Cataratas del Iguazú
300 kilómetros separan la capital misionera del destino infaltable para todo viajero que pase por esta provincia: las Cataratas del Iguazú.
Partimos de Posadas cuando todavía es noche cerrada. El amanecer nos agarra en la ondulante ruta 12. Los primeros rayos de sol desprenden nubes de vapor de la colorada tierra misionera, como si nos encontráramos en un gran sauna, o en una película de Indiana Jones, a punto de entrar en el templo perdido. A nuestro alrededor, la selva misionera es un gran ser vivo que despierta lentamente, pasando del misterio de la noche a la abierta exuberancia del día.

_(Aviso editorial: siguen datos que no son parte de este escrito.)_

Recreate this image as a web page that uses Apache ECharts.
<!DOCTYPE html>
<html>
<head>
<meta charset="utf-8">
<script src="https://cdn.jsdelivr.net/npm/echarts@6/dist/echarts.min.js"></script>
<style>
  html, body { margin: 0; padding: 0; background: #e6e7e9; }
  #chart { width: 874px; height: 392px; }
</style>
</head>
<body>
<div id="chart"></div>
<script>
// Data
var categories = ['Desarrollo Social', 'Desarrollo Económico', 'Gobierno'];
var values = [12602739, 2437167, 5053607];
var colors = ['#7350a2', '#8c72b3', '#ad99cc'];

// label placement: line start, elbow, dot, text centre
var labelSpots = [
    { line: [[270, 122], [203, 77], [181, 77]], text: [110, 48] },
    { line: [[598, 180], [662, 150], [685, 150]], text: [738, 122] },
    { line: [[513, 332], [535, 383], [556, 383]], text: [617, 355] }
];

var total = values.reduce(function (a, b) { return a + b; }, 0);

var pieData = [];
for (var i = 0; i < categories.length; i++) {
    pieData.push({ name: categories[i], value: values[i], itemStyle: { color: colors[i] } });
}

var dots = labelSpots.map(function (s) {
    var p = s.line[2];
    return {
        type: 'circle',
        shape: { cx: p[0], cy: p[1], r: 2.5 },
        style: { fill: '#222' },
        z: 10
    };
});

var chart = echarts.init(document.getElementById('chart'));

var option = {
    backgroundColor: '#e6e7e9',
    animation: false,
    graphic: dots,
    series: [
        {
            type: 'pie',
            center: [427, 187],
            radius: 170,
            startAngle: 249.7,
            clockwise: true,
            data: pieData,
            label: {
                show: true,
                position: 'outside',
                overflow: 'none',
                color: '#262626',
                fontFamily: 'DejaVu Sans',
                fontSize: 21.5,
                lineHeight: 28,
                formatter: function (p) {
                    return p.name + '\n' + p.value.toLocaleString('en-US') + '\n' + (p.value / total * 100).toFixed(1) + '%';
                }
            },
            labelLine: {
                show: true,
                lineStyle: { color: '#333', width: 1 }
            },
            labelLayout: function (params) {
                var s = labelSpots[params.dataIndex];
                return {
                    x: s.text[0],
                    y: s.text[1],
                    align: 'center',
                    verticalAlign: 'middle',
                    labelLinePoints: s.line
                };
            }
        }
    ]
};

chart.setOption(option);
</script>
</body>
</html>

Ya llegando, nos unimos a la cola de autos, colectivos y minibuses que esperan para ingresar al Parque Nacional Iguazú, una extensión de 67.720 hectáreas que alberga el 80% de los 275 saltos de agua que conforman las cataratas, una flora autóctona con más de 2 mil especies, 450 tipos de aves y 80 clases de mamíferos, junto con una incontable variedad de mariposas (y otros insectos menos agradables). Una diversidad que sólo podría compararse con el amplio y constante flujo de turistas que atrae durante todo el año.

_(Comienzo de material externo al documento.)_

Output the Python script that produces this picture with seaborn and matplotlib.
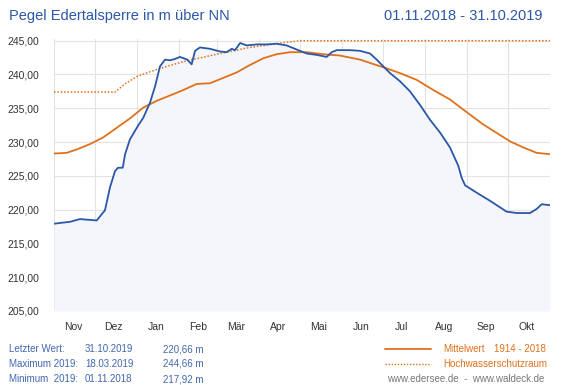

Tras un corto viaje en el Tren de la Selva y una caminata por las pasarelas, que te sumergen en medio del follaje hasta suspenderte sobre alguno de los anchos brazos del Iguazú (en guaraní, “agua grande”), finalmente aparece la famosa Garganta del Diablo. El punto donde la “maravilla” se queda corta. En realidad, todos los adjetivos de folletos y expresiones de asombro que pueda proferir, se quedan cortos. Imagínese estar parado al borde de un abismo de agua, que parece caer infinitamente desde 80 metros de altura, llevándolo hacia abajo con una atracción magnética casi irresistible, hipnótica. El rugido ensordecedor de mil leones, el viento fresco empapándolo con un spray de rocío constante, unidos a una sensación de vértigo y vulnerabilidad, que le hace cosquillear el estómago.

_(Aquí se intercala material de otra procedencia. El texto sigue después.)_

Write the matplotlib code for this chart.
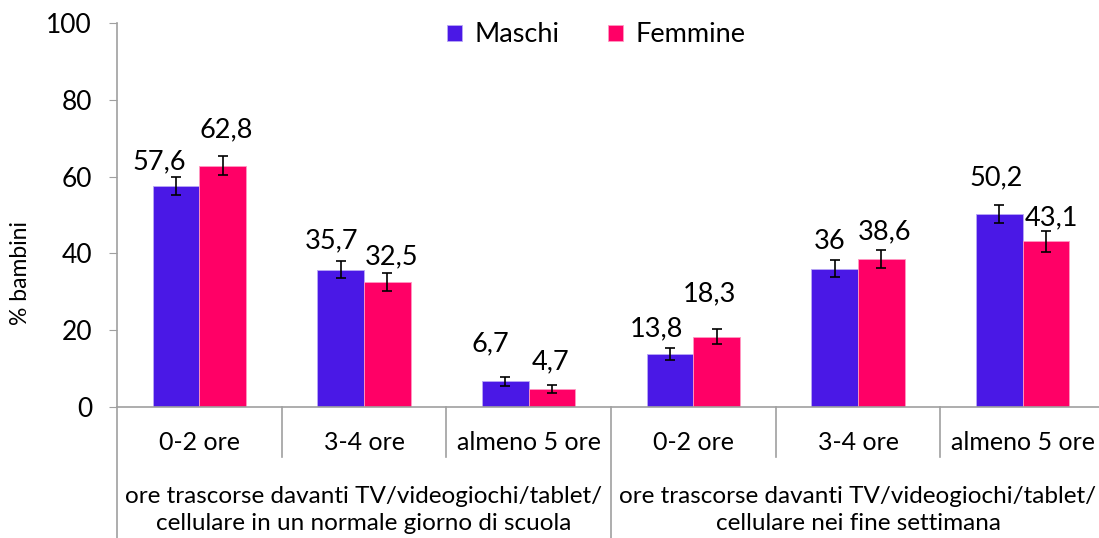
import numpy as np
import matplotlib
matplotlib.use("Agg")
import matplotlib.pyplot as plt
from matplotlib.transforms import blended_transform_factory

plt.rcParams["font.family"] = ["Lato", "DejaVu Sans"]

# data
categories = ["0-2 ore", "3-4 ore", "almeno 5 ore", "0-2 ore", "3-4 ore", "almeno 5 ore"]
groups = ["ore trascorse davanti TV/videogiochi/tablet/\ncellulare in un normale giorno di scuola",
          "ore trascorse davanti TV/videogiochi/tablet/\ncellulare nei fine settimana"]
maschi = [57.6, 35.7, 6.7, 13.8, 36.0, 50.2]
femmine = [62.8, 32.5, 4.7, 18.3, 38.6, 43.1]
maschi_err = [2.3, 2.2, 1.2, 1.6, 2.2, 2.3]
femmine_err = [2.5, 2.3, 1.1, 2.0, 2.3, 2.7]
maschi_lbl = ["57,6", "35,7", "6,7", "13,8", "36", "50,2"]
femmine_lbl = ["62,8", "32,5", "4,7", "18,3", "38,6", "43,1"]

# label nudges (pixels from bar top centre), as placed in the original
maschi_off = [(-17, 24), (-9, 29), (-15, 37), (-13, 25), (-5, 27), (-3, 36)]
femmine_off = [(3, 36), (4, 25), (-1, 27), (-7, 43), (3, 27), (5, 24)]

C_M = "#4A18E6"
C_F = "#FF0066"
GRID = "#A0A0A0"

fig = plt.figure(figsize=(10.99, 5.38), dpi=100)
ax = fig.add_axes([117 / 1099, 131 / 538, 988 / 1099, 384 / 538])

x = np.arange(len(categories))
w = 0.284
ekw = dict(ecolor="black", elinewidth=1.2, capsize=3.6, capthick=1.2)
ax.bar(x - w / 2, maschi, w, color=C_M, edgecolor="#B9A8F5", linewidth=0.6,
       yerr=maschi_err, error_kw=ekw, label="Maschi", zorder=2)
ax.bar(x + w / 2, femmine, w, color=C_F, edgecolor="#FF99C2", linewidth=0.6,
       yerr=femmine_err, error_kw=ekw, label="Femmine", zorder=2)

for i in range(len(x)):
    ax.annotate(maschi_lbl[i], (x[i] - w / 2, maschi[i]), xytext=maschi_off[i],
                textcoords="offset pixels", ha="center", va="center", fontsize=19.5)
    ax.annotate(femmine_lbl[i], (x[i] + w / 2, femmine[i]), xytext=femmine_off[i],
                textcoords="offset pixels", ha="center", va="center", fontsize=19.5)

ax.set_xlim(-0.5, len(x) - 0.5)
ax.set_ylim(0, 100)
ax.set_yticks(range(0, 101, 20))
ax.tick_params(axis="y", labelsize=19, length=6, color=GRID, direction="out", pad=12)
ax.set_xticks([])
ax.set_ylabel("% bambini", fontsize=16.5)
ax.yaxis.set_label_coords(-0.087, 0.35)

for s in ["top", "right"]:
    ax.spines[s].set_visible(False)
ax.spines["left"].set_color(GRID)
ax.spines["bottom"].set_color(GRID)
ax.spines["left"].set_linewidth(1.2)
ax.spines["bottom"].set_linewidth(1.2)

# two-level category axis
tr = blended_transform_factory(ax.transData, ax.transAxes)
px = 1 / 384  # one pixel in axes units (vertical)
for b in [0.5, 1.5, 3.5, 4.5]:
    ax.plot([b, b], [0, -50 * px], color=GRID, lw=1.2, transform=tr, clip_on=False)
for b in [-0.5, 2.5]:
    ax.plot([b, b], [0, -131 * px], color=GRID, lw=1.2, transform=tr, clip_on=False)
for i, c in enumerate(categories):
    ax.text(x[i], -35 * px, c, transform=tr, ha="center", va="center", fontsize=18)
for g, lab in enumerate(groups):
    ax.text(1 + 3 * g, -103 * px, lab, transform=tr, ha="center", va="center",
            fontsize=17.5, linespacing=1.4)

ax.legend(loc="center", bbox_to_anchor=(0.485, 0.969), ncol=2, frameon=False,
          fontsize=19.5, handlelength=0.55, handleheight=0.55, handletextpad=0.45,
          columnspacing=1.8)

fig.savefig("out.png", dpi=100)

A lo largo de los dos circuitos principales (el inferior y el superior) se pueden ver cascadas y saltos de todo tipo y desde los más diversos ángulos. Algunos infaltables: agua, protector solar, repelente y una muda de ropa seca. Si quiere un poco de adrenalina, aproveche una de las excursiones en lancha que lo pondrán casi debajo de las cascadas, donde uno puede experimentar más acabadamente (por si el entorno no bastara) lo ínfimo que puede ser el hombre ante la magnificencia de la naturaleza. Advertencia: prepárese para mojarse por completo. También puede practicar un poco de senderismo a través de la selva o cruzar navegando a la isla San Martín. Si puede, aproveche uno de los Paseos de Luna Llena que el parque ofrece cinco noches al mes, una experiencia cuasi surrealista, aunque con un cupo limitado (120 personas), por lo que la reserva previa es ineludible. Eso sí, no se sorprenda si encuentra algunos acompañantes inesperados en su recorrido: monos caí, coatíes, aves que van desde urracas hasta tucanes, peces, lagartijas e iguanas y mariposas de todos los colores y tamaños.
A las 17:00, los guardaparques comienzan a desalojar a los turistas rezagados. Si un día no le bastó y quiere volver al otro, no olvide sellar su entrada en el ingreso, para obtener un 50% de descuento. La noche lo llevará de regreso a Posadas, o bien a Puerto Iguazú -a sólo 17 kilómetros de la reserva-, una ciudad con muchas opciones en materia de actividades y estadías (desde departamentos y hoteles modestos, hasta fastuosos establecimientos con cabañas en el medio de la selva).